The pope was denouncing the priestly abuse of power.

Like when liberals bishops will not allow for the Latin Mass. Or when parishoners want to do something pro-life in the parish, but the priest doesn't want to get "mixed up" in that.

That sort of thing.

I had never really even thought of clericalism before he said it (or at least not with the spin he gave it.)

Of course, Pope Benedict's denunciation of Professional Catholics was in a similar vein, except Conservative Catholics knew who he was talking about.

Another aspect of Pope Francis' approach that is off script is that he is essentially pastoral, while Pope Benedict tended to be more academic.

As I like to say, he talks normal. Whereas Pope Benedict quotes 14th century Byzantine Emperors.

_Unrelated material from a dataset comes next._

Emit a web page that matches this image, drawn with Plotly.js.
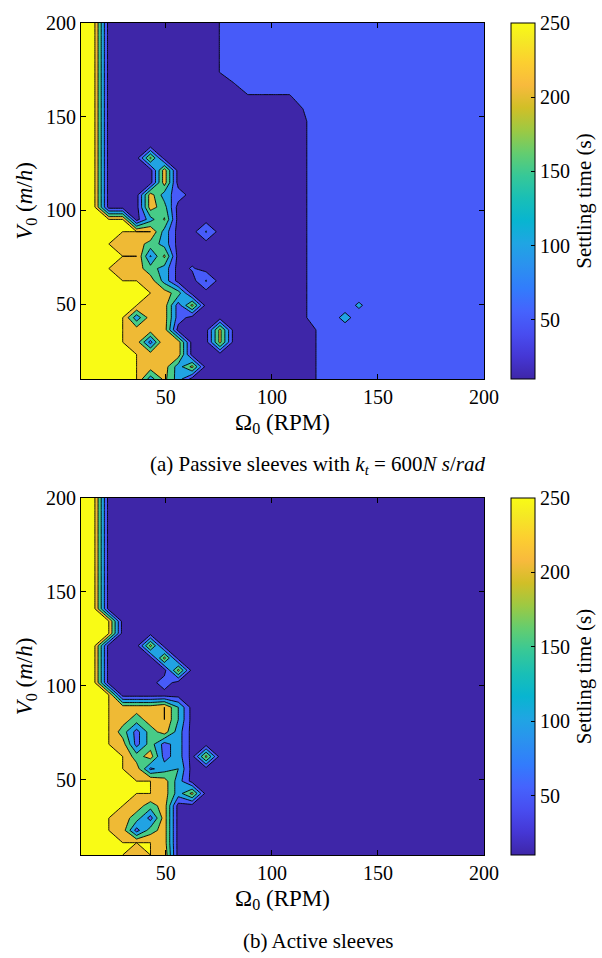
<!DOCTYPE html>
<html><head><meta charset="utf-8">
<script src="https://cdn.plot.ly/plotly-3.0.1.min.js"></script>
<style>html,body{margin:0;padding:0;background:#fff}#chart{width:602px;height:958px}</style>
</head><body><div id="chart"></div>
<script>
// Grid of the parameter sweep (30 x 30)
const omega = [10,16.552,23.103,29.655,36.207,42.759,49.310,55.862,62.414,68.966,75.517,82.069,88.621,95.172,101.724,108.276,114.828,121.379,127.931,134.483,141.034,147.586,154.138,160.690,167.241,173.793,180.345,186.897,193.448,200];
const v0 = [10,16.552,23.103,29.655,36.207,42.759,49.310,55.862,62.414,68.966,75.517,82.069,88.621,95.172,101.724,108.276,114.828,121.379,127.931,134.483,141.034,147.586,154.138,160.690,167.241,173.793,180.345,186.897,193.448,200];

// (a) Passive sleeves: settling time (s), rows = V0 from 10 to 200
const passiveZ = [
[250,250,250,250,250,125,215,125,30,30,30,30,30,30,30,30,30,52,65,65,65,65,65,65,65,65,65,65,65,65],
[250,250,250,250,250,225,225,125,215,30,30,30,30,30,30,30,30,52,65,65,65,65,65,65,65,65,65,65,65,65],
[250,250,250,250,250,225,225,225,30,30,30,30,30,30,30,30,30,52,65,65,65,65,65,65,65,65,65,65,65,65],
[250,250,250,250,225,80,250,225,30,30,215,30,30,30,30,30,30,52,65,65,65,65,65,65,65,65,65,65,65,65],
[250,250,250,250,225,225,225,30,30,30,215,30,30,30,30,30,30,52,65,65,65,65,65,65,65,65,65,65,65,65],
[250,250,250,250,120,225,225,75,30,30,30,30,30,30,30,30,45,65,65,125,65,65,65,65,65,65,65,65,65,65],
[250,250,250,250,250,225,225,75,215,30,30,30,30,30,30,30,45,65,65,65,112,65,65,65,65,65,65,65,65,65],
[250,250,250,250,250,250,225,175,30,30,30,30,30,30,30,30,45,65,65,65,65,65,65,65,65,65,65,65,65,65],
[250,250,250,250,250,225,130,30,30,105,30,30,30,30,30,30,45,65,65,65,65,65,65,65,65,65,65,65,65,65],
[250,250,250,225,225,170,130,30,55,30,30,30,30,30,30,30,45,65,65,65,65,65,65,65,65,65,65,65,65,65],
[250,250,250,250,250,95,210,30,30,30,30,30,30,30,30,30,45,65,65,65,65,65,65,65,65,65,65,65,65,65],
[250,250,250,225,225,180,130,30,30,30,30,30,30,30,30,30,45,65,65,65,65,65,65,65,65,65,65,65,65,65],
[250,250,250,250,250,250,130,30,30,105,30,30,30,30,30,30,45,65,65,65,65,65,65,65,65,65,65,65,65,65],
[250,250,250,250,30,130,205,30,30,30,30,30,30,30,30,30,45,65,65,65,65,65,65,65,65,65,65,65,65,65],
[250,250,30,30,30,225,170,30,30,30,30,30,30,30,30,30,45,65,65,65,65,65,65,65,65,65,65,65,65,65],
[250,250,30,30,30,225,125,75,30,30,30,30,30,30,30,30,45,65,65,65,65,65,65,65,65,65,65,65,65,65],
[250,250,30,30,30,30,225,30,30,30,30,30,30,30,30,30,45,65,65,65,65,65,65,65,65,65,65,65,65,65],
[250,250,30,30,30,30,225,30,30,30,30,30,30,30,30,30,45,65,65,65,65,65,65,65,65,65,65,65,65,65],
[250,250,30,30,30,210,30,30,30,30,30,30,30,30,30,30,45,65,65,65,65,65,65,65,65,65,65,65,65,65],
[250,250,30,30,30,30,30,30,30,30,30,30,30,30,30,30,45,65,65,65,65,65,65,65,65,65,65,65,65,65],
[250,250,30,30,30,30,30,30,30,30,30,30,30,30,30,30,45,65,65,65,65,65,65,65,65,65,65,65,65,65],
[250,250,30,30,30,30,30,30,30,30,30,30,30,30,30,30,45,65,65,65,65,65,65,65,65,65,65,65,65,65],
[250,250,30,30,30,30,30,30,30,30,30,30,30,30,30,30,50.5,65,65,65,65,65,65,65,65,65,65,65,65,65],
[250,250,30,30,30,30,30,30,30,30,30,30,47,47,47,47,65,65,65,65,65,65,65,65,65,65,65,65,65,65],
[250,250,30,30,30,30,30,30,30,30,30,48,65,65,65,65,65,65,65,65,65,65,65,65,65,65,65,65,65,65],
[250,250,30,30,30,30,30,30,30,30,51,65,65,65,65,65,65,65,65,65,65,65,65,65,65,65,65,65,65,65],
[250,250,30,30,30,30,30,30,30,30,51,65,65,65,65,65,65,65,65,65,65,65,65,65,65,65,65,65,65,65],
[250,250,30,30,30,30,30,30,30,30,51,65,65,65,65,65,65,65,65,65,65,65,65,65,65,65,65,65,65,65],
[250,250,30,30,30,30,30,30,30,30,51,65,65,65,65,65,65,65,65,65,65,65,65,65,65,65,65,65,65,65],
[250,250,30,30,30,30,30,30,30,30,51,65,65,65,65,65,65,65,65,65,65,65,65,65,65,65,65,65,65,65]
];

// (b) Active sleeves: settling time (s)
const activeZ = [
[250,250,250,250,225,250,240,30,30,30,30,30,30,30,30,30,30,30,30,30,30,30,30,30,30,30,30,30,30,30],
[250,250,250,250,250,250,225,30,30,30,30,30,30,30,30,30,30,30,30,30,30,30,30,30,30,30,30,30,30,30],
[250,250,250,225,80,175,225,30,30,30,30,30,30,30,30,30,30,30,30,30,30,30,30,30,30,30,30,30,30,30],
[250,250,250,225,175,80,225,30,30,30,30,30,30,30,30,30,30,30,30,30,30,30,30,30,30,30,30,30,30,30],
[250,250,250,250,225,175,225,30,30,30,30,30,30,30,30,30,30,30,30,30,30,30,30,30,30,30,30,30,30,30],
[250,250,250,250,250,250,225,125,215,30,30,30,30,30,30,30,30,30,30,30,30,30,30,30,30,30,30,30,30,30],
[250,250,250,250,250,250,225,125,30,30,30,30,30,30,30,30,30,30,30,30,30,30,30,30,30,30,30,30,30,30],
[250,250,250,250,225,90,125,150,30,30,30,30,30,30,30,30,30,30,30,30,30,30,30,30,30,30,30,30,30,30],
[250,250,250,250,175,225,80,125,30,215,30,30,30,30,30,30,30,30,30,30,30,30,30,30,30,30,30,30,30,30],
[250,250,250,225,80,175,80,125,30,30,30,30,30,30,30,30,30,30,30,30,30,30,30,30,30,30,30,30,30,30],
[250,250,250,175,80,175,225,125,30,30,30,30,30,30,30,30,30,30,30,30,30,30,30,30,30,30,30,30,30,30],
[250,250,250,225,175,225,250,150,30,30,30,30,30,30,30,30,30,30,30,30,30,30,30,30,30,30,30,30,30,30],
[250,250,250,225,225,225,250,150,30,30,30,30,30,30,30,30,30,30,30,30,30,30,30,30,30,30,30,30,30,30],
[250,250,250,30,30,30,30,30,30,30,30,30,30,30,30,30,30,30,30,30,30,30,30,30,30,30,30,30,30,30],
[250,250,30,30,30,30,75,30,30,30,30,30,30,30,30,30,30,30,30,30,30,30,30,30,30,30,30,30,30,30],
[250,250,30,30,30,30,30,215,30,30,30,30,30,30,30,30,30,30,30,30,30,30,30,30,30,30,30,30,30,30],
[250,250,30,30,30,30,215,30,30,30,30,30,30,30,30,30,30,30,30,30,30,30,30,30,30,30,30,30,30,30],
[250,250,30,30,30,215,30,30,30,30,30,30,30,30,30,30,30,30,30,30,30,30,30,30,30,30,30,30,30,30],
[250,250,250,30,30,30,30,30,30,30,30,30,30,30,30,30,30,30,30,30,30,30,30,30,30,30,30,30,30,30],
[250,250,250,30,30,30,30,30,30,30,30,30,30,30,30,30,30,30,30,30,30,30,30,30,30,30,30,30,30,30],
[250,250,30,30,30,30,30,30,30,30,30,30,30,30,30,30,30,30,30,30,30,30,30,30,30,30,30,30,30,30],
[250,250,30,30,30,30,30,30,30,30,30,30,30,30,30,30,30,30,30,30,30,30,30,30,30,30,30,30,30,30],
[250,250,30,30,30,30,30,30,30,30,30,30,30,30,30,30,30,30,30,30,30,30,30,30,30,30,30,30,30,30],
[250,250,30,30,30,30,30,30,30,30,30,30,30,30,30,30,30,30,30,30,30,30,30,30,30,30,30,30,30,30],
[250,250,30,30,30,30,30,30,30,30,30,30,30,30,30,30,30,30,30,30,30,30,30,30,30,30,30,30,30,30],
[250,250,30,30,30,30,30,30,30,30,30,30,30,30,30,30,30,30,30,30,30,30,30,30,30,30,30,30,30,30],
[250,250,30,30,30,30,30,30,30,30,30,30,30,30,30,30,30,30,30,30,30,30,30,30,30,30,30,30,30,30],
[250,250,30,30,30,30,30,30,30,30,30,30,30,30,30,30,30,30,30,30,30,30,30,30,30,30,30,30,30,30],
[250,250,30,30,30,30,30,30,30,30,30,30,30,30,30,30,30,30,30,30,30,30,30,30,30,30,30,30,30,30],
[250,250,30,30,30,30,30,30,30,30,30,30,30,30,30,30,30,30,30,30,30,30,30,30,30,30,30,30,30,30]
];

const axisTicks = [50,100,150,200];
const cbarTicks = [50,100,150,200,250];
const captionA = '(a) Passive sleeves with <i>k</i><sub><i>t</i></sub> = 600<i>N s</i>/<i>rad</i>';
const captionB = '(b) Active sleeves';

// fill colours of the bands (<50, 50-100, 100-150, 150-200, 200-250, 250)
const bandColors = ['rgb(62,38,168)','rgb(71,91,249)','rgb(33,163,227)','rgb(71,203,135)','rgb(239,186,53)','rgb(249,251,21)'];
const bandScale = [];
bandColors.forEach((c,k)=>{ const a=Math.max(0,(k-0.5)/5), b=Math.min(1,(k+0.5)/5); bandScale.push([a,c]); bandScale.push([b,c]); });

const parula = [[0,'rgb(62,38,168)'],[4/63,'rgb(69,55,213)'],[8/63,'rgb(72,77,240)'],[12/63,'rgb(69,99,253)'],[16/63,'rgb(50,124,252)'],[20/63,'rgb(43,145,239)'],[24/63,'rgb(32,165,227)'],[28/63,'rgb(8,181,208)'],[32/63,'rgb(25,191,182)'],[36/63,'rgb(55,200,151)'],[40/63,'rgb(100,205,111)'],[44/63,'rgb(157,201,67)'],[48/63,'rgb(209,191,39)'],[52/63,'rgb(248,186,61)'],[56/63,'rgb(252,207,48)'],[60/63,'rgb(245,233,36)'],[1,'rgb(249,251,21)']];

const serif = 'Liberation Serif';
const W = 602, H = 958;
const plotL = 81, plotR = 484;
const panels = [{top:23,bot:379},{top:498,bot:855}];

function contourTrace(z, xa, ya){
  return {type:'contour', x:omega, y:v0, z:z, xaxis:xa, yaxis:ya,
    autocontour:false, contours:{start:49.99, end:249.99, size:50, coloring:'fill', showlines:true},
    line:{color:'#000', width:0.9, smoothing:0},
    colorscale:bandScale, showscale:false, hoverinfo:'skip'};
}
function cbarTrace(xa, ya, p){
  return {type:'scatter', mode:'markers', x:[-100,-100], y:[-100,-100], xaxis:xa, yaxis:ya,
    hoverinfo:'skip', showlegend:false,
    marker:{size:1, opacity:0, color:[10,250], cmin:10, cmax:250, colorscale:parula, showscale:true,
      colorbar:{x:511/W, xanchor:'left', xpad:0, ypad:0, thickness:24, thicknessmode:'pixels',
        len:(p.bot-p.top)/H, lenmode:'fraction', y:1-(p.top+p.bot)/2/H, yanchor:'middle',
        outlinewidth:1, outlinecolor:'#000', tickvals:cbarTicks, ticks:'inside', ticklen:4, tickcolor:'#000',
        tickfont:{family:serif, size:20, color:'#000'},
        title:{text:'Settling time (s)', side:'right', font:{family:serif, size:21, color:'#000'}}}}};
}
function xAxis(p, anchor){
  return {domain:[plotL/W, plotR/W], range:[10,200], anchor:anchor, tickvals:axisTicks, ticks:'inside', ticklen:5,
    tickcolor:'#000', showline:true, linecolor:'#000', linewidth:1, mirror:'ticks', showgrid:false, zeroline:false,
    tickfont:{family:serif, size:20, color:'#000'},
    title:{text:'Ω<sub>0</sub> (RPM)', font:{family:serif, size:23, color:'#000'}, standoff:6}};
}
function yAxis(p, anchor){
  return {domain:[1-p.bot/H, 1-p.top/H], range:[10,200], anchor:anchor, tickvals:axisTicks, ticks:'inside', ticklen:5,
    tickcolor:'#000', showline:true, linecolor:'#000', linewidth:1, mirror:'ticks', showgrid:false, zeroline:false,
    tickfont:{family:serif, size:20, color:'#000'},
    title:{text:'<i>V</i><sub>0</sub> (<i>m</i>/<i>h</i>)', font:{family:serif, size:23, color:'#000'}, standoff:6}};
}

const data = [contourTrace(passiveZ,'x','y'), contourTrace(activeZ,'x2','y2'),
  cbarTrace('x','y',panels[0]), cbarTrace('x2','y2',panels[1])];

const layout = {width:W, height:H, margin:{l:0,r:0,t:0,b:0}, paper_bgcolor:'#fff', plot_bgcolor:'#fff', showlegend:false,
  font:{family:serif, color:'#000'},
  xaxis:xAxis(panels[0],'y'), yaxis:yAxis(panels[0],'x'),
  xaxis2:xAxis(panels[1],'y2'), yaxis2:yAxis(panels[1],'x2'),
  annotations:[
    {text:captionA, xref:'paper', yref:'paper', x:318/W, y:1-465/H, xanchor:'center', yanchor:'middle', showarrow:false, font:{family:serif, size:21, color:'#000'}},
    {text:captionB, xref:'paper', yref:'paper', x:318/W, y:1-941/H, xanchor:'center', yanchor:'middle', showarrow:false, font:{family:serif, size:21, color:'#000'}}
  ]};

Plotly.newPlot('chart', data, layout, {staticPlot:true, displayModeBar:false});
</script>
</body></html>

Francis' colloquialism renders him suspect because it sounds like dumbing down. And dumbing down, in our Church, is associated with liberalism, because liberals always tried to pass off their agenda by dumbing down the faith (and thereby pervert it).

I find his colloquialism to be an asset, precisely because he makes orthodoxy accessible. Consider this quote:

Relativism is, oddly, absolutist and totalitarian. It does not allow anyone to stray from its own relativism. Basically, it means ‘shut up’ or ‘don't meddle.’

In that pithy quote, he expressed Pope Benedict's condemnation of "the dictatorship of relativism" but in more familiar terms.

This is a bad thing?

When I read the great Catholic writers of the past, one of the values they strongly emphasize is renouncing one's own preferences as often as one can.

Perhaps this is an opportunity for Conservative Catholics to let go of their preference for theological language, for a certain script and to let Francis, teach in his own way, all those orthodox ideas of his that are not on our script.

We need the humility to listen to ideas that we may find weird or not relevant to our culture war agenda. [Although ultimately all Catholic ideas have to do with the culture war].

Because if we want others to listen with humility to things they don't like to hear, we have to be prepared to exercise that virtue first.